In con­trast, Advisen estimates the U.S. D&O market to have been about €4.7 billion ($6.8 bil­lion) in written premium in 2008, down from €5.85 billion ($7.25 billion) in 2004.

During this period, the European D&O market demonstrated an outsized compound annual growth rate (CAGR) of 7.9 percent in terms of Euros, despite a soft global commercial insurance market due to overcapacity. This growth reflects an increase in the overall D&O market in Eu­rope, and not individual premiums.

The U.S. market, on the other hand, shrunk during this pe­riod due to the soft insurance market, causing premiums to fall.
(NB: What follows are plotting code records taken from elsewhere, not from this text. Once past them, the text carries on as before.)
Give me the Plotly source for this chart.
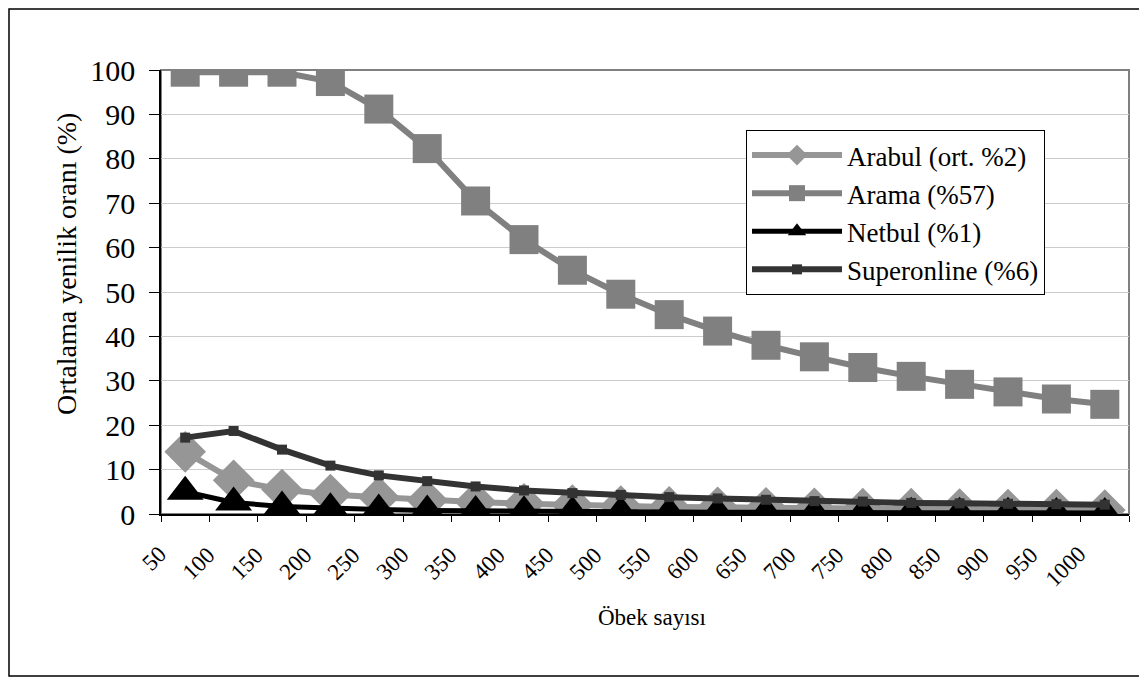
import plotly.graph_objects as go

categories = ["50", "100", "150", "200", "250", "300", "350", "400", "450", "500",
              "550", "600", "650", "700", "750", "800", "850", "900", "950", "1000"]

arabul = [14.0, 7.6, 5.5, 4.4, 3.8, 3.1, 2.7, 2.3, 2.0, 1.8,
          1.6, 1.5, 1.4, 1.3, 1.2, 1.2, 1.1, 1.0, 1.0, 0.9]
arama = [99.5, 99.5, 99.5, 97.4, 91.2, 82.3, 70.5, 61.8, 54.9, 49.5,
         44.9, 41.2, 38.0, 35.4, 33.0, 31.0, 29.2, 27.5, 25.9, 24.7]
netbul = [5.0, 2.6, 1.7, 1.3, 1.0, 0.8, 0.7, 0.6, 0.5, 0.5,
          0.4, 0.4, 0.4, 0.3, 0.3, 0.3, 0.3, 0.3, 0.2, 0.2]
superonline = [17.2, 18.7, 14.5, 10.9, 8.7, 7.4, 6.2, 5.3, 4.7, 4.3,
               3.8, 3.5, 3.2, 2.9, 2.8, 2.5, 2.4, 2.3, 2.2, 2.1]

names = ["Arabul (ort. %2)", "Arama (%57)", "Netbul (%1)", "Superonline (%6)"]
y_ticks = list(range(0, 101, 10))

FONT = "Liberation Serif"

fig = go.Figure()
fig.add_trace(go.Scatter(
    x=categories, y=arabul, name=names[0], mode="lines+markers",
    line=dict(color="#969696", width=6),
    marker=dict(symbol="diamond", size=32, color="#969696")))
fig.add_trace(go.Scatter(
    x=categories, y=arama, name=names[1], mode="lines+markers",
    line=dict(color="#808080", width=6),
    marker=dict(symbol="square", size=29, color="#808080")))
fig.add_trace(go.Scatter(
    x=categories, y=netbul, name=names[2], mode="lines+markers",
    line=dict(color="#000000", width=5),
    marker=dict(symbol="triangle-up", size=32, color="#000000")))
fig.add_trace(go.Scatter(
    x=categories, y=superonline, name=names[3], mode="lines+markers",
    line=dict(color="#333333", width=6),
    marker=dict(symbol="square", size=10, color="#333333")))

# page geometry (the page body adds an 8px offset)
OFF = 8
W, H = 1147 - OFF, 679 - OFF
PL, PR, PT, PB = 161, 1129, 70, 514   # plot area in page pixels
L, R, T = PL - OFF, W - (PR - OFF), PT - OFF
B = H - (PB - OFF)
pw, ph = PR - PL, PB - PT

def px_x(x):
    return (x - PL) / pw

def px_y(y):
    return (PB - y) / ph

tick_annotations = [
    dict(text=c, x=i, xref="x", yref="paper", y=px_y(539),
         xanchor="right", yanchor="top", xshift=-11, showarrow=False,
         textangle=-45, font=dict(family=FONT, size=23, color="black"))
    for i, c in enumerate(categories)
]

fig.update_layout(
    width=W, height=H,
    margin=dict(l=L, r=R, t=T, b=B, pad=0),
    paper_bgcolor="white", plot_bgcolor="white",
    font=dict(family=FONT, color="black"),
    showlegend=True,
    legend=dict(
        x=px_x(746), y=px_y(130), xanchor="left", yanchor="top",
        bgcolor="white", bordercolor="#000000", borderwidth=1,
        font=dict(family=FONT, size=27, color="black"),
        itemwidth=90, tracegroupgap=0),
    xaxis=dict(
        type="category", range=[-0.5, 19.5],
        tickson="boundaries", ticks="outside", ticklen=6, tickcolor="black",
        showline=True, linecolor="black", linewidth=1.5,
        showgrid=False, showticklabels=False),
    yaxis=dict(
        range=[0, 100], tickvals=y_ticks, ticks="outside", ticklen=10,
        tickcolor="black", showline=True, linecolor="black", linewidth=1.5,
        showgrid=True, gridcolor="#cccccc", gridwidth=1, zeroline=False,
        ticklabelstandoff=8,
        tickfont=dict(family=FONT, size=30, color="black")),
    shapes=[
        dict(type="rect", xref="paper", yref="paper", x0=0, x1=1, y0=0, y1=1,
             line=dict(color="#808080", width=2), layer="below"),
        dict(type="rect", xref="paper", yref="paper",
             x0=px_x(OFF + 1), x1=px_x(1142), y0=px_y(676), y1=px_y(OFF + 1),
             line=dict(color="black", width=1.5), layer="below"),
    ],
    annotations=tick_annotations + [
        dict(text="Ortalama yenilik oranı (%)", xref="paper", yref="paper",
             x=px_x(66), y=px_y(264), showarrow=False, textangle=-90,
             font=dict(family=FONT, size=28, color="black"),
             xanchor="center", yanchor="middle"),
        dict(text="Öbek sayısı", xref="paper", yref="paper",
             x=px_x(652), y=px_y(617), showarrow=False,
             font=dict(family=FONT, size=23, color="black"),
             xanchor="center", yanchor="middle"),
    ],
)

fig.write_html("out.html")
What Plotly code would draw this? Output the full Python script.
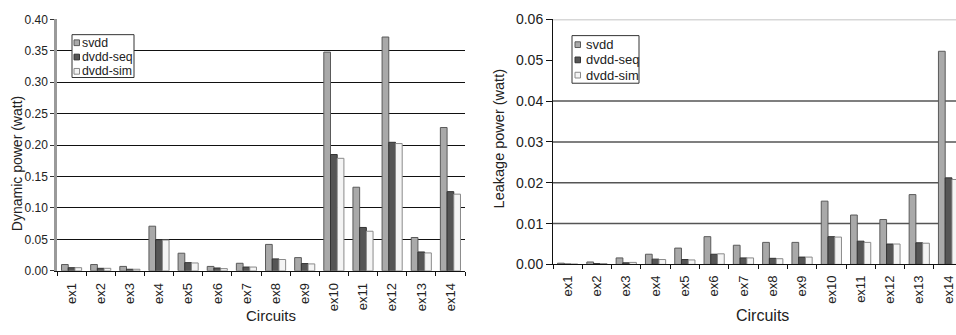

Shortly after the emergence of the economic crisis, and more so in 2009, Advisen notes that D&O premiums for financial institutions in Europe spiked—because the financial services sector saw the majority of D&O claims.

For non-financial sector European companies D&O premiums have been flat, to slightly lower over the past couple of years, Advisen says. This is a result of the global soft insurance market. Premiums for the financial services sector have settled since the initial spike.

A call for stricter governance in Europe has catalyzed the creation of new codes and greater transparency. The EU’s “green paper” addresses the composition and effectiveness of the board of directors and defines the role of the chairman, board evalu­ation, remuneration considerations such as mandatory disclosure, and the need for a risk management process for all companies, Advisen says.

While common in the U.S., class action lawsuits are virtually unknown in Europe, Advises says, adding that the legal systems of European countries provide fewer avenues for shareholders to collectively pursue claims against companies and their directors and of­ficers.

With European “collective action” lawsuits, plaintiffs act in unison to bring a suit through shareholder associa­tions, representative litigation or other means, according to Advisen.

Collective action proceedings in Europe have become more common and large payments more widespread, but the land of “milk and honey,” for trial lawyers and plaintiffs is still the U.S. Its legal system makes it easier for plaintiffs to pursue cases, and contingency fees make it nearly risk-free, Advisen says.